Meanwhile I’m running through a list of “behaviors” that will help the Chargers win – yelling encouragement, saying specific things, not saying anything, practicing being calm/cool/collected/trusting, muttering predictions that will hopefully happen, walking away in case I’m bringing bad juju … and the list goes on.
When something does go the way I want it to, I repeat the behavior. When it doesn’t, I switch to another behavior to better manipulate the outcome.
OK, so I’m trying to control the exterior world, because it would be soooo good for my grandson’s team. I’m not against the other team, I just want the Chargers to win.
Hmmmm. This attempt to control my exterior world is not a new thing, nor is it limited to my grandchildren’s teams.
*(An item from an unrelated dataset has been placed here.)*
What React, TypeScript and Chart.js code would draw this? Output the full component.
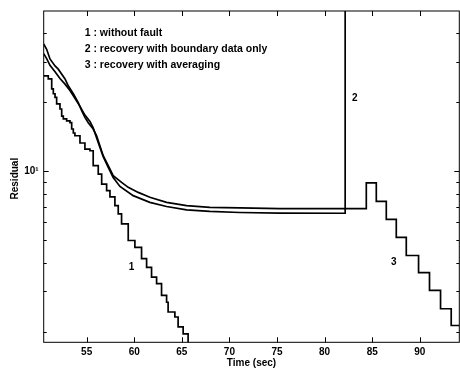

I mutter imprecations to other drivers on the freeways to make sure they don’t do what I don’t want them to do; I order my day every day, I demand life speed up (or slow down), I promise to be “good” (provided that I get what I want) … and the list goes on.
Life is unwilling to be manipulated, to bargain or guarantee anything. That seems so unfair. If I’m good, why would life “punish me” by not rewarding good behavior?
There is no answer that satisfies my ego. My spirit rejoices in the constant unfolding of opportunities and, by choice, to bring the fullness of mySELF to each moment. Endless creativity.